What the task asks
From the records below, pull each line that has "code".

Listed records
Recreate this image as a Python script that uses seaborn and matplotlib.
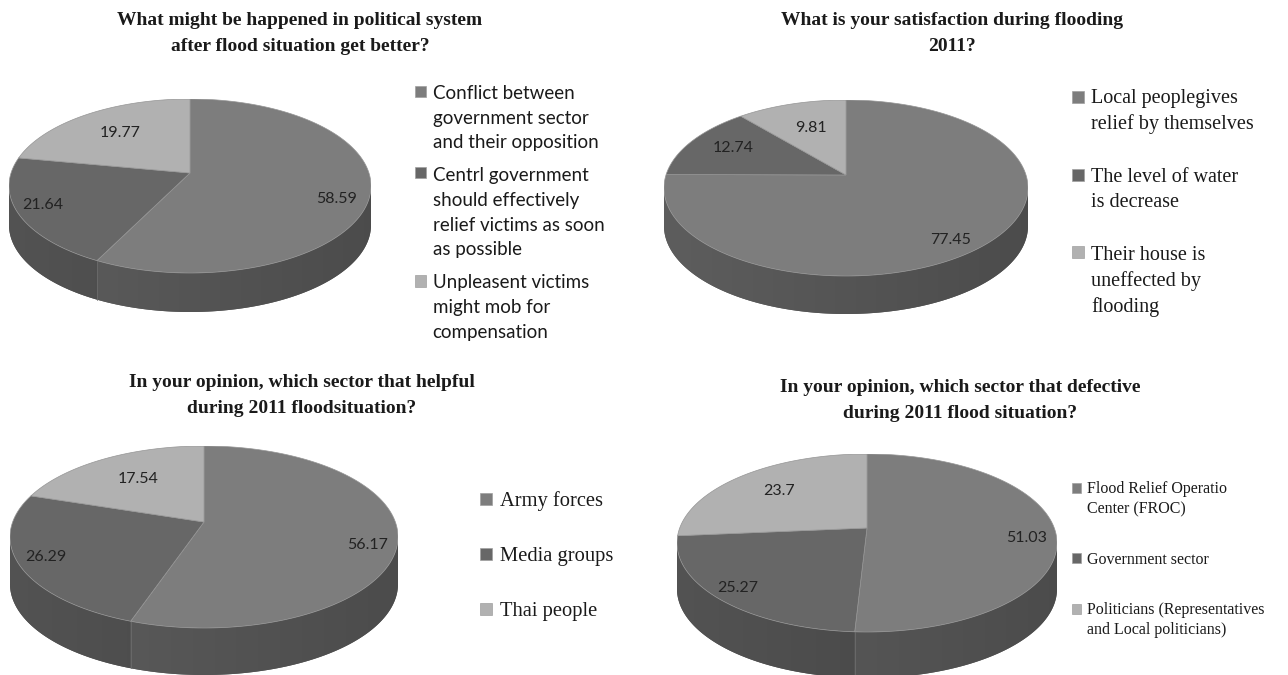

...

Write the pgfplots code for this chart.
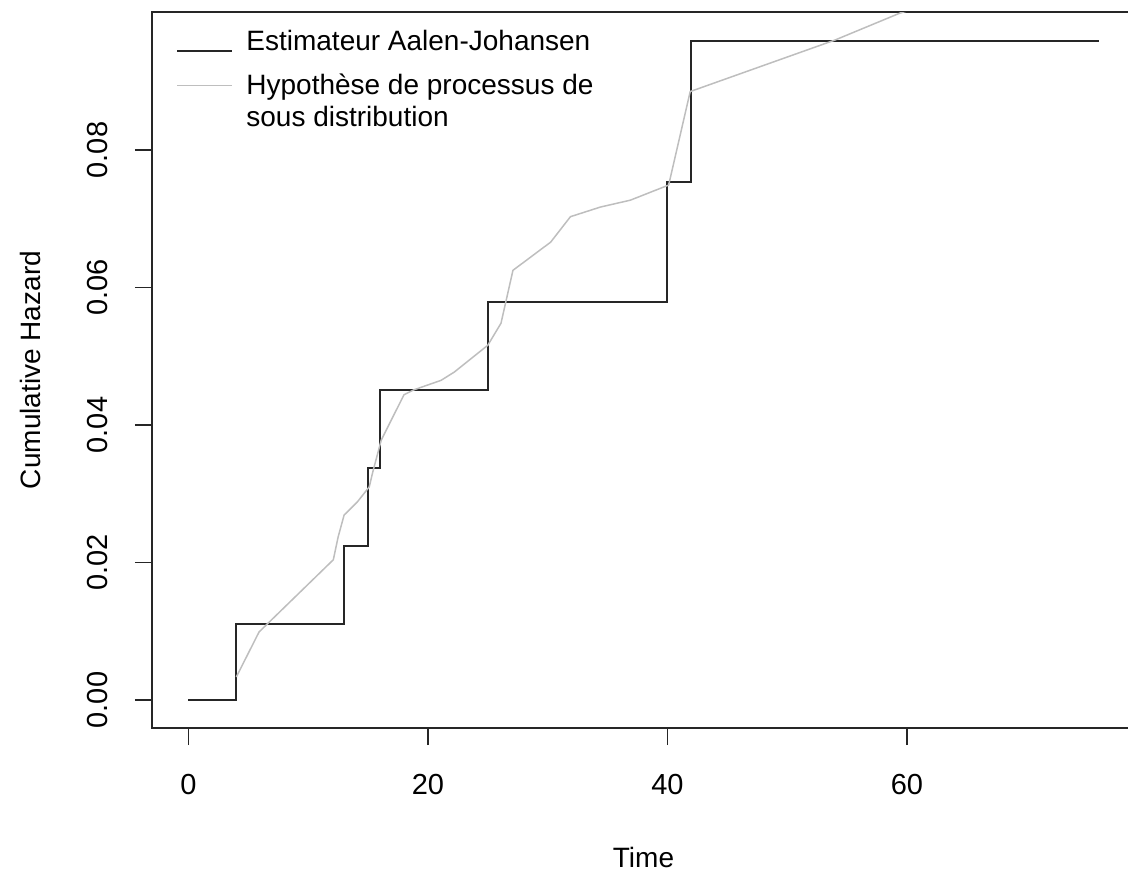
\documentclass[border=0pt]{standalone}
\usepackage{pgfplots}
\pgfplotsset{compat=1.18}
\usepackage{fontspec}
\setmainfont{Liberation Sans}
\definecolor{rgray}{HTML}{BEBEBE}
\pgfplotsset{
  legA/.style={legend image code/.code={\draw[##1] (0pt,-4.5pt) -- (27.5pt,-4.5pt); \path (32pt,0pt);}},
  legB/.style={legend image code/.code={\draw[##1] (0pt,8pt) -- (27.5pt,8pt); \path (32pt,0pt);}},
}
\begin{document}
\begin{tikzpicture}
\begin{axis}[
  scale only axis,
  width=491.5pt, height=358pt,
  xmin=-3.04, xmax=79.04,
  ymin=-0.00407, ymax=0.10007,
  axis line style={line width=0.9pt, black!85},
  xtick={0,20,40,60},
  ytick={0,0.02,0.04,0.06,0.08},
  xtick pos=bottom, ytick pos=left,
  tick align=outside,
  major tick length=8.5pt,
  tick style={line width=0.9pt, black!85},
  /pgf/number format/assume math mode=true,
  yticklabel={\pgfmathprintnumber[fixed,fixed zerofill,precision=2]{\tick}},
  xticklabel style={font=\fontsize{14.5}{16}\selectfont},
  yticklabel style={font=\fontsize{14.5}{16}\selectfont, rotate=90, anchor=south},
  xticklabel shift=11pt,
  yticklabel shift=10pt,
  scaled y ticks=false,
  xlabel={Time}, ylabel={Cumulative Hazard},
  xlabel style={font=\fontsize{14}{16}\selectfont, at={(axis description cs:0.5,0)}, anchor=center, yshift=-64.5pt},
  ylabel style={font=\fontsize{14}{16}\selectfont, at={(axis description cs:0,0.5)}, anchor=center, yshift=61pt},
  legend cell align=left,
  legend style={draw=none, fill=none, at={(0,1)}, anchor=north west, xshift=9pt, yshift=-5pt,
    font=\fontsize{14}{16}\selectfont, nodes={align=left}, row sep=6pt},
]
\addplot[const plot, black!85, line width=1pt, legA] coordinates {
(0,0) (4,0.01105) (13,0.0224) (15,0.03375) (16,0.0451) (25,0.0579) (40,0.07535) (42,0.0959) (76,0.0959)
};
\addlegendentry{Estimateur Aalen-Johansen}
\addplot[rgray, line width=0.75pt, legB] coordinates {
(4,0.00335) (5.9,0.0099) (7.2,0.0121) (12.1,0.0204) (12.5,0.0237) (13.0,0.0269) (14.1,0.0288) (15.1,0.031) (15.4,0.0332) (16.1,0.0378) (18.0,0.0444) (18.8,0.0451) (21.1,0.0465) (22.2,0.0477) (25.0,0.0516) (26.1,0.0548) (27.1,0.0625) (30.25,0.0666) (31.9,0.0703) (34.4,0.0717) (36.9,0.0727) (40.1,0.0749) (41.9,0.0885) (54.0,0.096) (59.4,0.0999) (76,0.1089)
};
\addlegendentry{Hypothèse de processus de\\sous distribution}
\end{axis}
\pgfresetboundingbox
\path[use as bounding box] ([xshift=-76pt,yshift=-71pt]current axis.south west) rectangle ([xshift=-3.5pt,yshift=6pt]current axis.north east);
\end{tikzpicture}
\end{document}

Result for this task
Write the pgfplots code for this chart.
  legA/.style={legend image code/.code={\draw[##1] (0pt,-4.5pt) -- (27.5pt,-4.5pt); \path (32pt,0pt);}},
  legB/.style={legend image code/.code={\draw[##1] (0pt,8pt) -- (27.5pt,8pt); \path (32pt,0pt);}},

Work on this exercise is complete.